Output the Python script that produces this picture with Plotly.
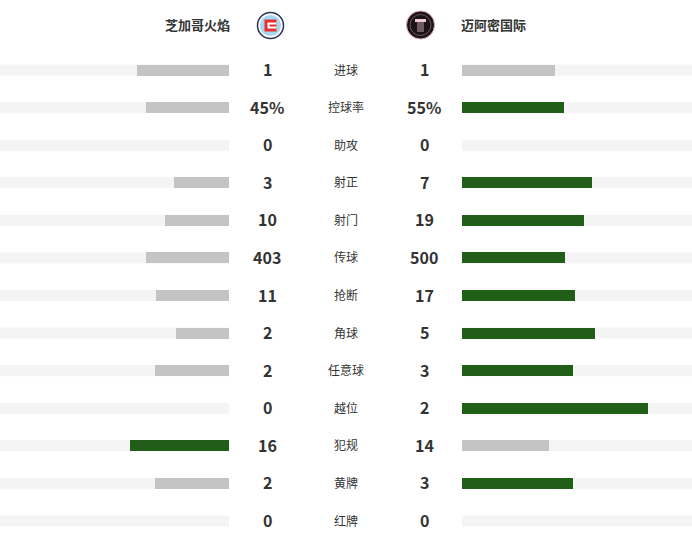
import plotly.graph_objects as go

categories = ["进球", "控球率", "助攻", "射正", "射门", "传球", "抢断", "角球", "任意球", "越位", "犯规", "黄牌", "红牌"]
home_values = [1, 45, 0, 3, 10, 403, 11, 2, 2, 0, 16, 2, 0]
away_values = [1, 55, 0, 7, 19, 500, 17, 5, 3, 2, 14, 3, 0]
value_suffix = ["", "%", "", "", "", "", "", "", "", "", "", "", ""]
home_team = "芝加哥火焰"
away_team = "迈阿密国际"

W, H = 692, 552
GREEN = "#215e18"
GREY = "#c4c4c4"
TRACK = "#f4f4f4"
ROW0, ROWSTEP = 70, 451 / 12

def share(a, b):
    return a / (a + b) if (a + b) > 0 else 0

home_share = [share(h, a) for h, a in zip(home_values, away_values)]
away_share = [share(a, h) for h, a in zip(home_values, away_values)]
home_col = [GREEN if h > a else GREY for h, a in zip(home_values, away_values)]
away_col = [GREEN if a > h else GREY for h, a in zip(home_values, away_values)]
rows = list(range(len(categories)))

xmax = 229 / 185
bar_w = 11 / ROWSTEP

fig = go.Figure()
fig.add_trace(go.Bar(y=rows, x=home_share, orientation="h", marker=dict(color=home_col, line=dict(width=0)),
                     width=bar_w, xaxis="x", yaxis="y", showlegend=False, hoverinfo="skip"))
fig.add_trace(go.Bar(y=rows, x=away_share, orientation="h", marker=dict(color=away_col, line=dict(width=0)),
                     width=bar_w, xaxis="x2", yaxis="y", showlegend=False, hoverinfo="skip"))

shapes = []
for i in rows:
    for xr in ["x domain", "x2 domain"]:
        shapes.append(dict(type="rect", xref=xr, yref="y", x0=0, x1=1, y0=i - bar_w / 2, y1=i + bar_w / 2,
                           fillcolor=TRACK, line=dict(width=0), layer="below"))

annotations = []
num_font = dict(family="Noto Sans CJK SC", size=16, color="#333333")
for i, (c, h, a, s) in enumerate(zip(categories, home_values, away_values, value_suffix)):
    annotations.append(dict(x=267 / W, xref="paper", y=i, yref="y", text=f"<b>{h}{s}</b>", showarrow=False,
                            font=num_font, xanchor="center", yanchor="middle", yshift=1))
    annotations.append(dict(x=424 / W, xref="paper", y=i, yref="y", text=f"<b>{a}{s}</b>", showarrow=False,
                            font=num_font, xanchor="center", yanchor="middle", yshift=1))
    annotations.append(dict(x=346 / W, xref="paper", y=i, yref="y", text=c, showarrow=False,
                            font=dict(family="Noto Sans CJK SC", size=12, color="#333333"),
                            xanchor="center", yanchor="middle", yshift=1))

hy = (25 - ROW0) / ROWSTEP
name_font = dict(family="Noto Sans CJK SC", size=13, color="#333333")
annotations.append(dict(x=232 / W, xref="paper", y=hy, yref="y", text=f"<b>{home_team}</b>", showarrow=False,
                        font=name_font, xanchor="right", yanchor="middle", yshift=1))
annotations.append(dict(x=459 / W, xref="paper", y=hy, yref="y", text=f"<b>{away_team}</b>", showarrow=False,
                        font=name_font, xanchor="left", yanchor="middle", yshift=1))

def circ(cx, cy, r, fill, line_col, lw=1):
    return dict(type="circle", xref="paper", yref="paper",
                x0=(cx - r) / W, x1=(cx + r) / W, y0=1 - (cy + r) / H, y1=1 - (cy - r) / H,
                fillcolor=fill, line=dict(color=line_col, width=lw))

def rect(x0, y0, x1, y1, fill):
    return dict(type="rect", xref="paper", yref="paper", x0=x0 / W, x1=x1 / W,
                y0=1 - y1 / H, y1=1 - y0 / H, fillcolor=fill, line=dict(width=0))

# Chicago logo
shapes.append(circ(270.5, 25.5, 13, "#ffffff", "#2b2f5a", 1.5))
shapes.append(circ(270.5, 25.5, 10.5, "#a3d7f2", "#a3d7f2", 0))
shapes.append(rect(264.5, 19.5, 276.5, 31.5, "#e8302f"))
shapes.append(rect(267.5, 22.5, 276.5, 28.5, "#ffffff"))
shapes.append(rect(269.5, 24.5, 276.5, 26.5, "#e8302f"))
# Miami logo
shapes.append(circ(420.5, 25, 14, "#1b1416", "#e2a8b8", 1))
shapes.append(circ(420.5, 25, 10.5, "#1b1416", "#8a6670", 0.8))
shapes.append(rect(415, 19, 426, 22, "#f0c8d4"))
shapes.append(rect(417, 22, 424, 32, "#6d5a60"))

fig.update_layout(
    width=W, height=H, margin=dict(l=0, r=0, t=0, b=0),
    paper_bgcolor="white", plot_bgcolor="white",
    barmode="overlay", bargap=0,
    xaxis=dict(domain=[0, 229 / W], range=[xmax, 0], visible=False, fixedrange=True),
    xaxis2=dict(domain=[462 / W, 1], range=[0, xmax], visible=False, fixedrange=True, anchor="y"),
    yaxis=dict(domain=[0, 1], range=[(H - ROW0) / ROWSTEP, -ROW0 / ROWSTEP], visible=False, fixedrange=True),
    shapes=shapes, annotations=annotations,
)
fig.write_html("out.html", config={"displayModeBar": False},
               post_script="document.body.style.margin='0';document.body.style.overflow='hidden';")
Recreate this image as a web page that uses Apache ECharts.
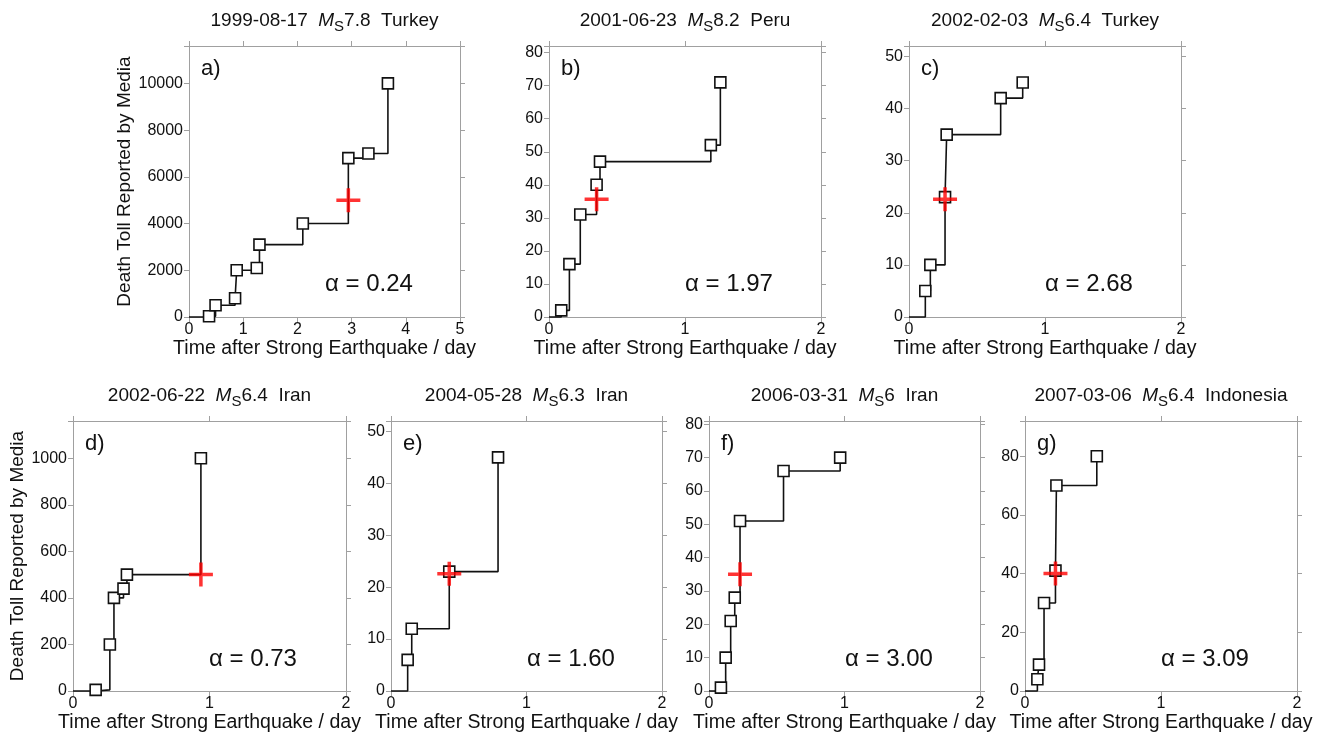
<!DOCTYPE html>
<html style="height: 100%">

<head>
    <meta charset="utf-8">
    <title>Death Toll Reported by Media</title>
</head>

<body style="height: 100%; margin: 0; background: #fff">
    <div id="container" style="width: 1320px; height: 737px"></div>
    <script src="https://cdn.jsdelivr.net/npm/echarts@6/dist/echarts.min.js"></script>
    <script type="text/javascript">
        // events
        var dates = ['1999-08-17', '2001-06-23', '2002-02-03', '2002-06-22', '2004-05-28', '2006-03-31', '2007-03-06'];
        var mags = ['7.8', '8.2', '6.4', '6.4', '6.3', '6', '6.4'];
        var places = ['Turkey', 'Peru', 'Turkey', 'Iran', 'Iran', 'Iran', 'Indonesia'];
        var tags = ['a)', 'b)', 'c)', 'd)', 'e)', 'f)', 'g)'];
        var alphas = ['0.24', '1.97', '2.68', '0.73', '1.60', '3.00', '3.09'];

        // time after quake (day) and reported death toll
        var timeA = [0.37, 0.49, 0.85, 0.88, 1.25, 1.30, 2.10, 2.94, 3.31, 3.67];
        var tollA = [30, 500, 800, 2000, 2100, 3100, 4000, 6800, 7000, 10000];
        var timeB = [0.09, 0.15, 0.23, 0.35, 0.375, 1.19, 1.26];
        var tollB = [2, 16, 31, 40, 47, 52, 71];
        var timeC = [0.12, 0.157, 0.265, 0.277, 0.674, 0.836];
        var tollC = [5, 10, 23, 35, 42, 45];
        var timeD = [0.166, 0.27, 0.30, 0.37, 0.395, 0.937];
        var tollD = [5, 200, 400, 440, 500, 1000];
        var timeE = [0.123, 0.153, 0.43, 0.79];
        var tollE = [6, 12, 23, 45];
        var timeF = [0.088, 0.123, 0.16, 0.19, 0.229, 0.55, 0.968];
        var tollF = [1, 10, 21, 28, 51, 66, 70];
        var timeG = [0.091, 0.103, 0.14, 0.224, 0.231, 0.528];
        var tollG = [4, 9, 30, 41, 70, 80];

        // red crosses
        var crossTime = [2.94, 0.35, 0.265, 0.937, 0.43, 0.229, 0.224];
        var crossToll = [5000, 35.6, 22.6, 500, 22.6, 35, 40];

        // axes
        var xMax = [5, 2, 2, 2, 2, 2, 2];
        var yMax = [11600, 82, 52, 1160, 52, 81, 92];
        var yStep = [2000, 10, 10, 200, 10, 10, 20];

        var times = [timeA, timeB, timeC, timeD, timeE, timeF, timeG];
        var tolls = [tollA, tollB, tollC, tollD, tollE, tollF, tollG];

        // plot boxes: left, top, width, height
        var boxes = [
            [189, 46, 271, 271], [549, 46, 272, 271], [909, 46, 272, 271],
            [73, 421, 273, 270], [391, 421, 271, 270], [709, 421, 271, 270], [1025, 421, 272, 270]
        ];

        var FONT = 'Liberation Sans';
        var frame = '#a0a0a0';
        var ink = '#111';
        var crossPath = 'path://M0,10.25H10.25V0H13.75V10.25H24V13.75H13.75V24H10.25V13.75H0Z';

        var myChart = echarts.init(document.getElementById('container'));

        var grid = [], xAxis = [], yAxis = [], series = [], graphic = [];

        boxes.forEach(function (b, i) {
            grid.push({ left: b[0], top: b[1], width: b[2], height: b[3], outerBoundsMode: 'none' });

            var lineCfg = { show: true, onZero: false, lineStyle: { color: frame, width: 1 } };
            var tickCfg = { show: true, inside: false, length: 5, lineStyle: { color: frame } };

            xAxis.push({
                gridIndex: i, type: 'value', position: 'bottom', min: 0, max: xMax[i], interval: 1,
                axisLine: lineCfg, axisTick: tickCfg, splitLine: { show: false },
                axisLabel: { color: ink, fontSize: 16, fontFamily: FONT, margin: 5 },
                name: 'Time after Strong Earthquake / day', nameLocation: 'middle', nameGap: 20,
                nameTextStyle: { color: ink, fontSize: 19.5, fontFamily: FONT }
            });
            xAxis.push({
                gridIndex: i, type: 'value', position: 'top', min: 0, max: xMax[i], interval: 1,
                axisLine: lineCfg, axisTick: tickCfg, splitLine: { show: false },
                axisLabel: { show: false }
            });

            var step = yStep[i];
            var left = {
                gridIndex: i, type: 'value', position: 'left', min: 0, max: yMax[i], interval: step,
                axisLine: lineCfg, axisTick: tickCfg, splitLine: { show: false },
                axisLabel: {
                    color: ink, fontSize: 16, fontFamily: FONT, margin: 6,
                    formatter: function (v) { return v % step === 0 ? String(v) : ''; }
                }
            };
            if (i === 0 || i === 3) {
                left.name = 'Death Toll Reported by Media';
                left.nameLocation = 'middle';
                left.nameGap = i === 0 ? 55 : 46;
                left.nameTextStyle = { color: ink, fontSize: 19, fontFamily: FONT };
            }
            yAxis.push(left);
            yAxis.push({
                gridIndex: i, type: 'value', position: 'right', min: 0, max: yMax[i], interval: step,
                axisLine: lineCfg, axisTick: tickCfg, splitLine: { show: false },
                axisLabel: { show: false }
            });

            var pts = [{ value: [0, 0], symbol: 'none' }];
            times[i].forEach(function (t, k) { pts.push([t, tolls[i][k]]); });

            series.push({
                type: 'line', xAxisIndex: 2 * i, yAxisIndex: 2 * i, step: 'end',
                data: pts, symbol: 'rect', symbolSize: 11, showAllSymbol: true, clip: false,
                lineStyle: { color: ink, width: 1.6 },
                itemStyle: { color: '#fff', borderColor: ink, borderWidth: 1.6 },
                z: 2, silent: true
            });
            series.push({
                type: 'scatter', xAxisIndex: 2 * i, yAxisIndex: 2 * i,
                data: [[crossTime[i], crossToll[i]]], symbol: crossPath, symbolSize: 24,
                itemStyle: { color: '#ff0000' }, z: 3, silent: true
            });

            // title
            graphic.push({
                type: 'text', x: b[0] + b[2] / 2, y: b[1] - 25,
                style: {
                    text: dates[i] + '  {i|M}{s|S}' + mags[i] + '  ' + places[i],
                    fontSize: 19, fontFamily: FONT, fill: ink,
                    textAlign: 'center', textVerticalAlign: 'middle', align: 'center', verticalAlign: 'middle',
                    rich: {
                        i: { fontSize: 19, fontFamily: FONT, fontStyle: 'italic', fill: ink, color: ink },
                        s: { fontSize: 15, fontFamily: FONT, fill: ink, color: ink, padding: [11, 0, 0, 0] }
                    }
                }
            });
            // panel tag
            graphic.push({
                type: 'text', x: b[0] + 12, y: b[1] + 23,
                style: {
                    text: tags[i], fontSize: 22, fontFamily: FONT, fill: ink,
                    textAlign: 'left', textVerticalAlign: 'middle', align: 'left', verticalAlign: 'middle'
                }
            });
            // alpha
            graphic.push({
                type: 'text', x: b[0] + 180, y: b[1] + 238,
                style: {
                    text: 'α = ' + alphas[i], fontSize: 24, fontFamily: FONT, fill: ink,
                    textAlign: 'center', textVerticalAlign: 'middle', align: 'center', verticalAlign: 'middle'
                }
            });
        });

        myChart.setOption({
            animation: false,
            backgroundColor: '#fff',
            grid: grid,
            xAxis: xAxis,
            yAxis: yAxis,
            series: series,
            graphic: graphic
        });
    </script>
</body>

</html>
------------
Task requirements: Begin at the first line of the material and copy each line exactly through the one containing "return a / (a + b) if (a + b) > 0 else 0". Omit pictures.

Final result:
Output the Python script that produces this picture with Plotly.
import plotly.graph_objects as go

categories = ["进球", "控球率", "助攻", "射正", "射门", "传球", "抢断", "角球", "任意球", "越位", "犯规", "黄牌", "红牌"]
home_values = [1, 45, 0, 3, 10, 403, 11, 2, 2, 0, 16, 2, 0]
away_values = [1, 55, 0, 7, 19, 500, 17, 5, 3, 2, 14, 3, 0]
value_suffix = ["", "%", "", "", "", "", "", "", "", "", "", "", ""]
home_team = "芝加哥火焰"
away_team = "迈阿密国际"

W, H = 692, 552
GREEN = "#215e18"
GREY = "#c4c4c4"
TRACK = "#f4f4f4"
ROW0, ROWSTEP = 70, 451 / 12

def share(a, b):
    return a / (a + b) if (a + b) > 0 else 0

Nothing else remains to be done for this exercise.